Set problem
Look through the listing below for the line containing "Emit a component". Copy it and each line after it up to and including the line containing "Bar, XAxis, YAxis", exactly, leaving out pictures.
-- begin Extracted entries --
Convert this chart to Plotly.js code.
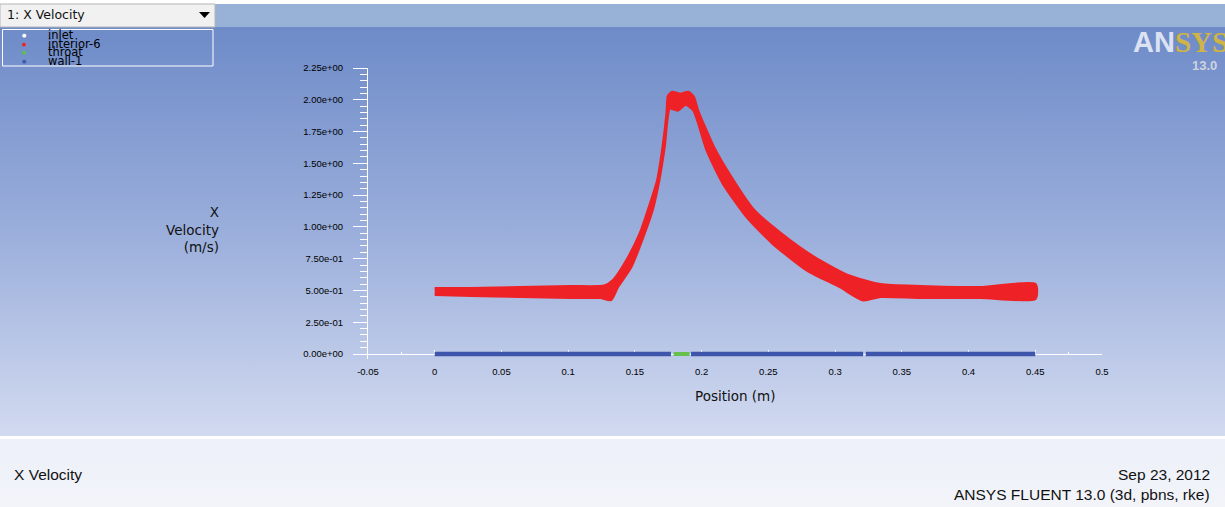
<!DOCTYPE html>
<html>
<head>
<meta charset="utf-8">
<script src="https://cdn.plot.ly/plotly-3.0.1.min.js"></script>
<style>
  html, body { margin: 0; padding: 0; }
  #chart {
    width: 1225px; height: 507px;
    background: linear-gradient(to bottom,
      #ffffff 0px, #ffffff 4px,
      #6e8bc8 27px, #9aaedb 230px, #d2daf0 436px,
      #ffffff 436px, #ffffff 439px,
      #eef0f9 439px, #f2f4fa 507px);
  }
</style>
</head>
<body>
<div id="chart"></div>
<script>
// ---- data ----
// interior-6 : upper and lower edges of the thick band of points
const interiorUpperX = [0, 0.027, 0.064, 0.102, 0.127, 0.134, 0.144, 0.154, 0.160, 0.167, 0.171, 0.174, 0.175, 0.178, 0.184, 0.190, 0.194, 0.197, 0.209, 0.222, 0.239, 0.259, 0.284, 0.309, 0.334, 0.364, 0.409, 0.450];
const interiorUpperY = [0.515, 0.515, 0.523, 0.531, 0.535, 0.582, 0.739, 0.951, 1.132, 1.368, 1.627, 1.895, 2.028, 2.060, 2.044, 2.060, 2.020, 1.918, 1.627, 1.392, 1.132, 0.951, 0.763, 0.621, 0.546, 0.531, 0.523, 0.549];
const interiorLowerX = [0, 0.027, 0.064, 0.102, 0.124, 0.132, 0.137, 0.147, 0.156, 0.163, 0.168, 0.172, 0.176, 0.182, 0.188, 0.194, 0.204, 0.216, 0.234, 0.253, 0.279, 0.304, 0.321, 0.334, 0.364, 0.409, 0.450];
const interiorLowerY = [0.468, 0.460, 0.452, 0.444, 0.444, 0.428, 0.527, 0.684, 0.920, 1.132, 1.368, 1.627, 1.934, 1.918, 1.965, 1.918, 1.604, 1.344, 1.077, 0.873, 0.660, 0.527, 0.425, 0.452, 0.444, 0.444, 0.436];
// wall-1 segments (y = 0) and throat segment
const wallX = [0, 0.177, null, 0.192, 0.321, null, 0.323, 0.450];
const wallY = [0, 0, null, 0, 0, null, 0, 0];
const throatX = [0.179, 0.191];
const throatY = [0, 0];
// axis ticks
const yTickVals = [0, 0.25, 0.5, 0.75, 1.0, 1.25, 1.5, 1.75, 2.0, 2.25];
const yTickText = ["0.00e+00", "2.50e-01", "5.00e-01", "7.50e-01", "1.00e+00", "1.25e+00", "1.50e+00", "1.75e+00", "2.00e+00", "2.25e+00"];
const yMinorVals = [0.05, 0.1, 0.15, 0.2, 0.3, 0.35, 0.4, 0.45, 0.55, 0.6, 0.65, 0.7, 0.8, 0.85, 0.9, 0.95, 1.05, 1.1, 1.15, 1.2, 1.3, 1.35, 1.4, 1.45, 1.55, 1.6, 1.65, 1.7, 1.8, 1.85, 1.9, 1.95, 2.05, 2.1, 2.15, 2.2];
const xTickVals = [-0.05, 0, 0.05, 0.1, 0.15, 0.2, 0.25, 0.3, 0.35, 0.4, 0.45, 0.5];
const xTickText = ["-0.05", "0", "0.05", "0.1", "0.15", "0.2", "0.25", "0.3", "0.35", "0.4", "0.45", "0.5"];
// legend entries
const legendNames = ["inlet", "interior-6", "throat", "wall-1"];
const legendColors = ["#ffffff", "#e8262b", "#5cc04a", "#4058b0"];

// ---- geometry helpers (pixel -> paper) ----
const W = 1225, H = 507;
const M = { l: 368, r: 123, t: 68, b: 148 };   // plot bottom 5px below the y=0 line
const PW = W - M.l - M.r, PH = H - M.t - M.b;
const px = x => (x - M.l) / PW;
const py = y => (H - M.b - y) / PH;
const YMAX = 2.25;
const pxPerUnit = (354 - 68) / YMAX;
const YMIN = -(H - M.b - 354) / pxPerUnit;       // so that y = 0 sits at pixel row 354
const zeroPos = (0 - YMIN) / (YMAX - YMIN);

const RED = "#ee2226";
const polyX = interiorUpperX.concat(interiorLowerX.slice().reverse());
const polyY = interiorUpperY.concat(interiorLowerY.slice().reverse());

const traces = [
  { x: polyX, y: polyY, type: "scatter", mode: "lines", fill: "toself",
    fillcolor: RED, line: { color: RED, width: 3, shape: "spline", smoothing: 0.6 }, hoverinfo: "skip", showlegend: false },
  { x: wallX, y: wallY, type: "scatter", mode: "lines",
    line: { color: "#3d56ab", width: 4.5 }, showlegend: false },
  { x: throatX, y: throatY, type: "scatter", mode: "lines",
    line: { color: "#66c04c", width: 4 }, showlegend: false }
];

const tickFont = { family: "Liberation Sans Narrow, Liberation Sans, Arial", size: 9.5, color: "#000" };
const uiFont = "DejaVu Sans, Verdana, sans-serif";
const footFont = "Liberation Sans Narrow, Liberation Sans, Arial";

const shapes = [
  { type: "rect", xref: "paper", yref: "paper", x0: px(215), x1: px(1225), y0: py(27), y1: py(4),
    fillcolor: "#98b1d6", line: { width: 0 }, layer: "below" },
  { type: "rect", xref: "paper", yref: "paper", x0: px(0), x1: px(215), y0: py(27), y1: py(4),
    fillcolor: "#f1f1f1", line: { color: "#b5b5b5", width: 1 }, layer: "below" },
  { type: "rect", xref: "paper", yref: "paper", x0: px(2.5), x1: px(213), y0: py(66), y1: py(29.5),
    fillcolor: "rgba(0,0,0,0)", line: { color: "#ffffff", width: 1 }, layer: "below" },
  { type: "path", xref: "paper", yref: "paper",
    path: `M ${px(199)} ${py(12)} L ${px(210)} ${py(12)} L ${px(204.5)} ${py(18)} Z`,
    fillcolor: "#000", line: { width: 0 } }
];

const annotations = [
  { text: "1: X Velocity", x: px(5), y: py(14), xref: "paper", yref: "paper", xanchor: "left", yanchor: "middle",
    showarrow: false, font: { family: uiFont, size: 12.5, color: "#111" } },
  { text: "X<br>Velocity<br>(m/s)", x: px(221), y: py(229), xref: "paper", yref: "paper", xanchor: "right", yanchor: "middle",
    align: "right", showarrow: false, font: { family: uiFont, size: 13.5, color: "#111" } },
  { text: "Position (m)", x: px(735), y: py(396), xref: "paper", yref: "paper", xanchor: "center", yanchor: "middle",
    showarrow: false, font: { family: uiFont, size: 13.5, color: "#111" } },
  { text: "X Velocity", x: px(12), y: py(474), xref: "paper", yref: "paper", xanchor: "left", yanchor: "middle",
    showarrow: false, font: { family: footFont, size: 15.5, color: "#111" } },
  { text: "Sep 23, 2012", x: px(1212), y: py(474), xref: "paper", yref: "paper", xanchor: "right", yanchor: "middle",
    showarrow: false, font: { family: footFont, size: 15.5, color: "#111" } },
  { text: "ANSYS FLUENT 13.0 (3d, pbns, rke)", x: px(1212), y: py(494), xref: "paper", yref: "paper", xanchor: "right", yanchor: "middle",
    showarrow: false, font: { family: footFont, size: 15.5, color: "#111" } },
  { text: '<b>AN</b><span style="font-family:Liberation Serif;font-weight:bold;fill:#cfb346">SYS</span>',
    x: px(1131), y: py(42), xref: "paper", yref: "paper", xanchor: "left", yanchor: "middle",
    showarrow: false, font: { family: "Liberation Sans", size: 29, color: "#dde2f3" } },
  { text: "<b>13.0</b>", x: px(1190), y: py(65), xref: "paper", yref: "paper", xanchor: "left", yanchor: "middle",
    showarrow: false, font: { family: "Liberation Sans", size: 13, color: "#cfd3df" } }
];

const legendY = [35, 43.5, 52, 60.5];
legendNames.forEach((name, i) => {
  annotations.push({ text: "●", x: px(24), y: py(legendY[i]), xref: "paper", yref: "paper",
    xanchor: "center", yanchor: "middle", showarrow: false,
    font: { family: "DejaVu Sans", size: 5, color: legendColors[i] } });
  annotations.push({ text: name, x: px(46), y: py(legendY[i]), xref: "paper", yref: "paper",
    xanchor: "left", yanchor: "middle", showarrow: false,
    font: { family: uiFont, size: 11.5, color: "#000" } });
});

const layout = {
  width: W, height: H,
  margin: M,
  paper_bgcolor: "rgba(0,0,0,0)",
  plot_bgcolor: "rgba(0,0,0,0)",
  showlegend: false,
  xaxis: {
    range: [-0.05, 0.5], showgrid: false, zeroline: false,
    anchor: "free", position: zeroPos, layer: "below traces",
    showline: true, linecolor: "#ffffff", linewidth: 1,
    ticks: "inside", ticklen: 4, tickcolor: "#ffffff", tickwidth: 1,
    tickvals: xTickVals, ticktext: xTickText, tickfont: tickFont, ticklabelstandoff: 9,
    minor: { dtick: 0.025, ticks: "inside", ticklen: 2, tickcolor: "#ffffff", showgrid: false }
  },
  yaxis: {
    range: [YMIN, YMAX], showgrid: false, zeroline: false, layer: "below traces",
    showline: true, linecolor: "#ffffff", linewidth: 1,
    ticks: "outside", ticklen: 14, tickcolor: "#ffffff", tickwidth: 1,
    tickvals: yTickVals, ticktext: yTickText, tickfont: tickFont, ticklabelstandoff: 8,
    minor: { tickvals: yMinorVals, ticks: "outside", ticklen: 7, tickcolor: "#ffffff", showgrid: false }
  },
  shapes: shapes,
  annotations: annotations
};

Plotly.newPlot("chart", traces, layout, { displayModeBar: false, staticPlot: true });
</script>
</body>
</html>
-- end Extracted entries --
-- begin Extracted entries --
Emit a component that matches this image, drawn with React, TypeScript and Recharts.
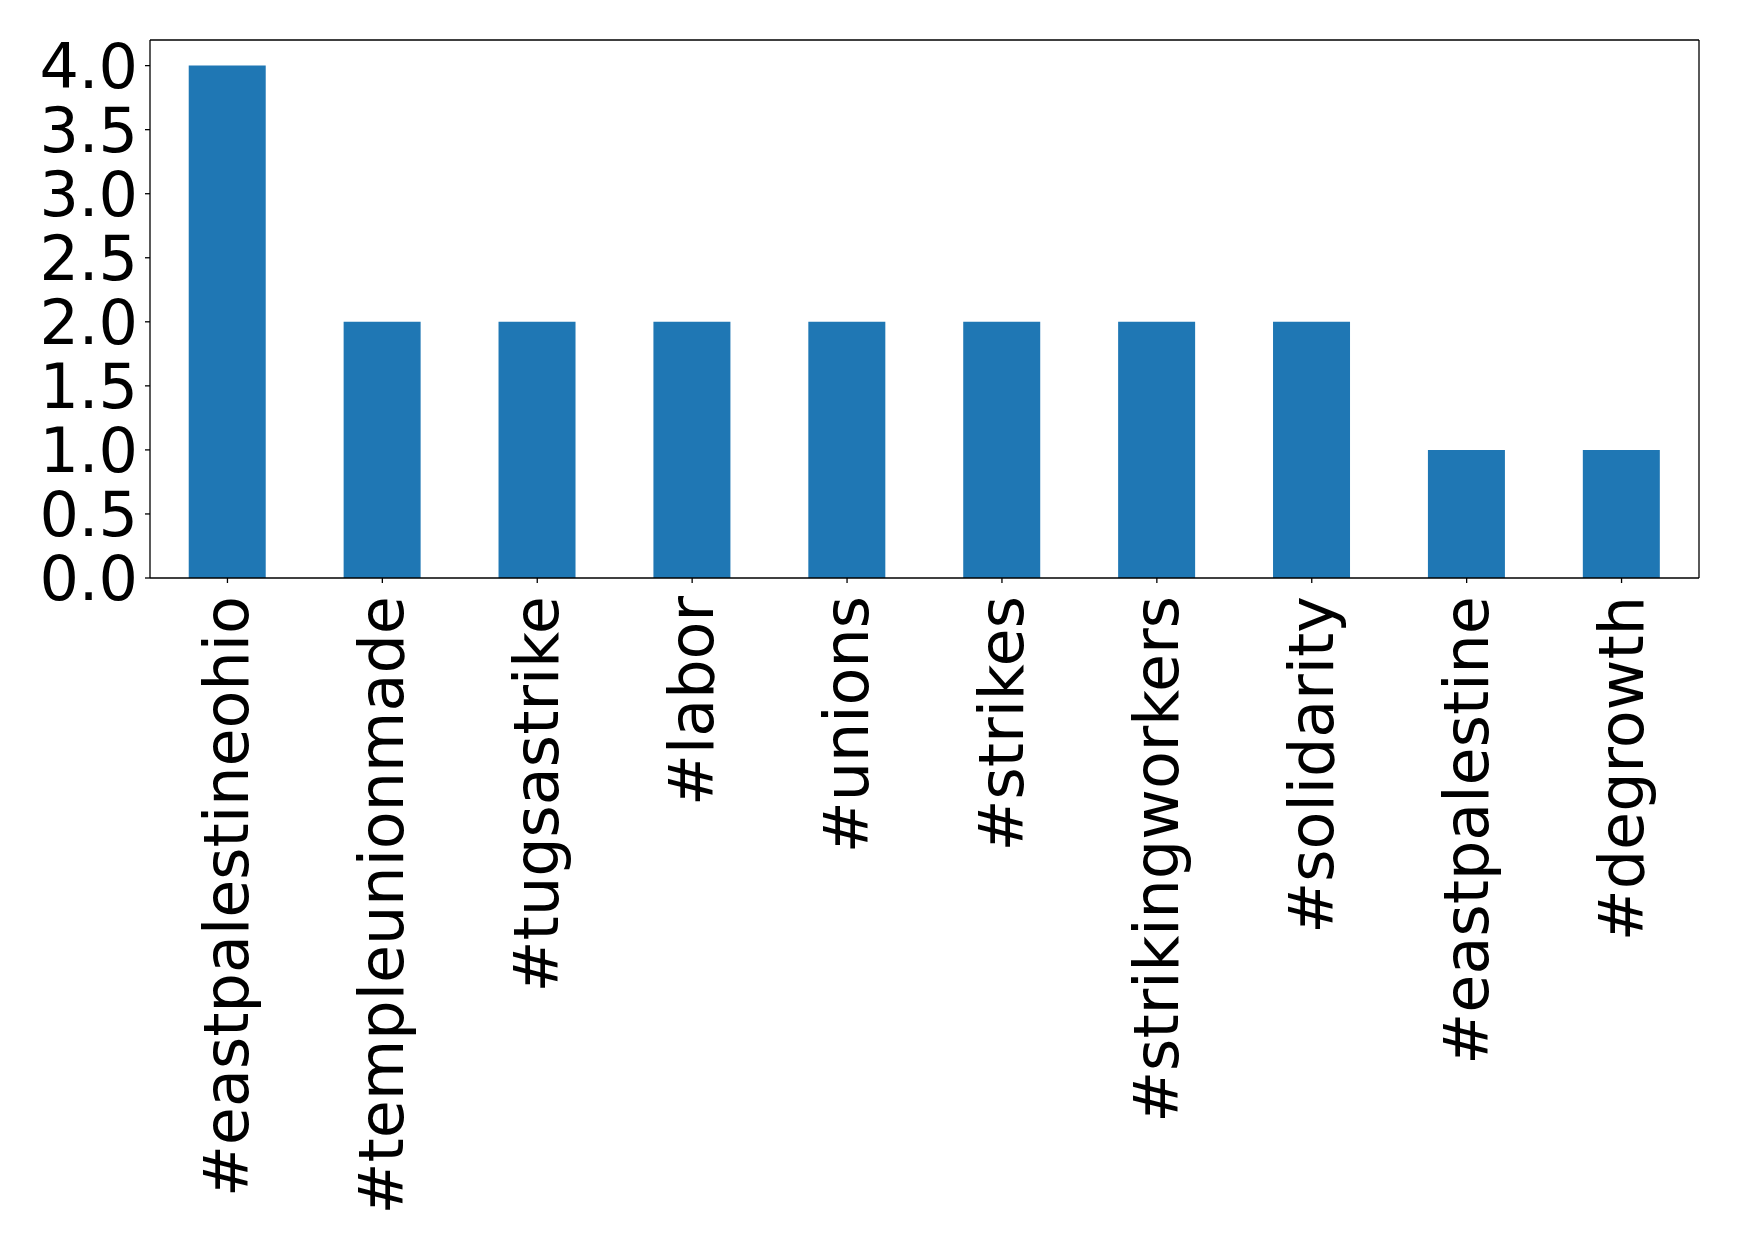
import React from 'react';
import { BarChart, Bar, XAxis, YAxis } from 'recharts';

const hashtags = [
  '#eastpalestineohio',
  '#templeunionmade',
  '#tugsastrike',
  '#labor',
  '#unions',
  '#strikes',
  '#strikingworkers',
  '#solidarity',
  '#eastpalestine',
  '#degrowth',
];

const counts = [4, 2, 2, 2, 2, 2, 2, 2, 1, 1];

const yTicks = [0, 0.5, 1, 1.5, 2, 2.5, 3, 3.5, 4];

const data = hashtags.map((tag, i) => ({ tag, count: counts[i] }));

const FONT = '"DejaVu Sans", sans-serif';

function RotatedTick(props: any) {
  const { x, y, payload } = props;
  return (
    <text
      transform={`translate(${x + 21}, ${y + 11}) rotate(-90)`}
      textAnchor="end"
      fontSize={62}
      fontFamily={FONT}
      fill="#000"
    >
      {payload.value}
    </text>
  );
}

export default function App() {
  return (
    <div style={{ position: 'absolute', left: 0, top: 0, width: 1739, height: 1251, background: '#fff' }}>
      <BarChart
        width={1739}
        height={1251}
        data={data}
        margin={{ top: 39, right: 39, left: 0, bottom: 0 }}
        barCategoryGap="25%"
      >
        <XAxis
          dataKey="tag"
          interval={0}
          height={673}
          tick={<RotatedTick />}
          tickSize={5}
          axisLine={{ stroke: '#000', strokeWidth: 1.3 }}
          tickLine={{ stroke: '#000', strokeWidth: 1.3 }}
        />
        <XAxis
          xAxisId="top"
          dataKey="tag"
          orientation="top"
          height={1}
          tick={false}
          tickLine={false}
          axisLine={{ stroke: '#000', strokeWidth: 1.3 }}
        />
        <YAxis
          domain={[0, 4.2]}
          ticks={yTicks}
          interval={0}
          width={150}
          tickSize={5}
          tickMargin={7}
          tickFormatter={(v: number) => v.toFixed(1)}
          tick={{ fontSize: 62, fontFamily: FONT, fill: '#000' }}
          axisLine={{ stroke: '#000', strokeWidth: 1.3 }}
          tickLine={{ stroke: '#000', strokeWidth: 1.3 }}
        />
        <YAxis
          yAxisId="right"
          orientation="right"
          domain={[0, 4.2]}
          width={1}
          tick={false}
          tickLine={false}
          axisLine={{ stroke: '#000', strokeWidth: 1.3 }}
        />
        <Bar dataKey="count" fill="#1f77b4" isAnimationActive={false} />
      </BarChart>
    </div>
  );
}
-- end Extracted entries --
-- begin Extracted entries --
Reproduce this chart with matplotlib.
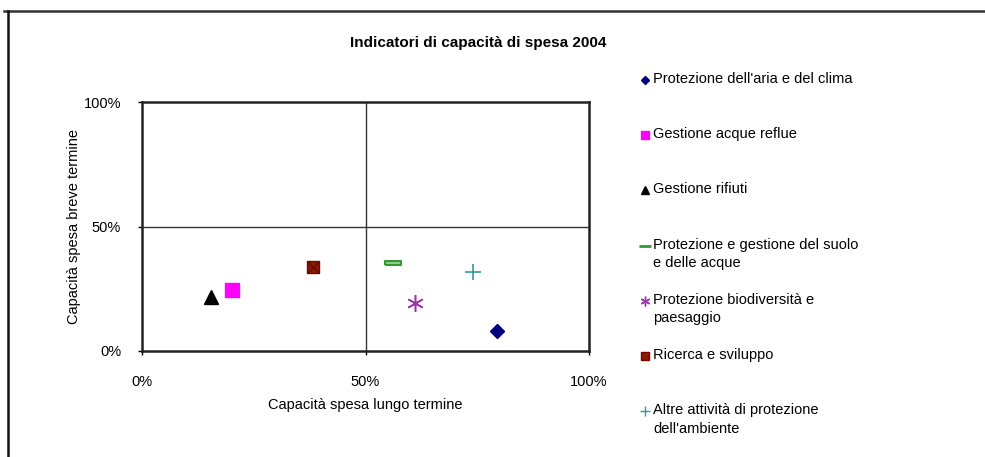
-- end Extracted entries --
Task answer
Emit a component that matches this image, drawn with React, TypeScript and Recharts.
import React from 'react';
import { BarChart, Bar, XAxis, YAxis } from 'recharts';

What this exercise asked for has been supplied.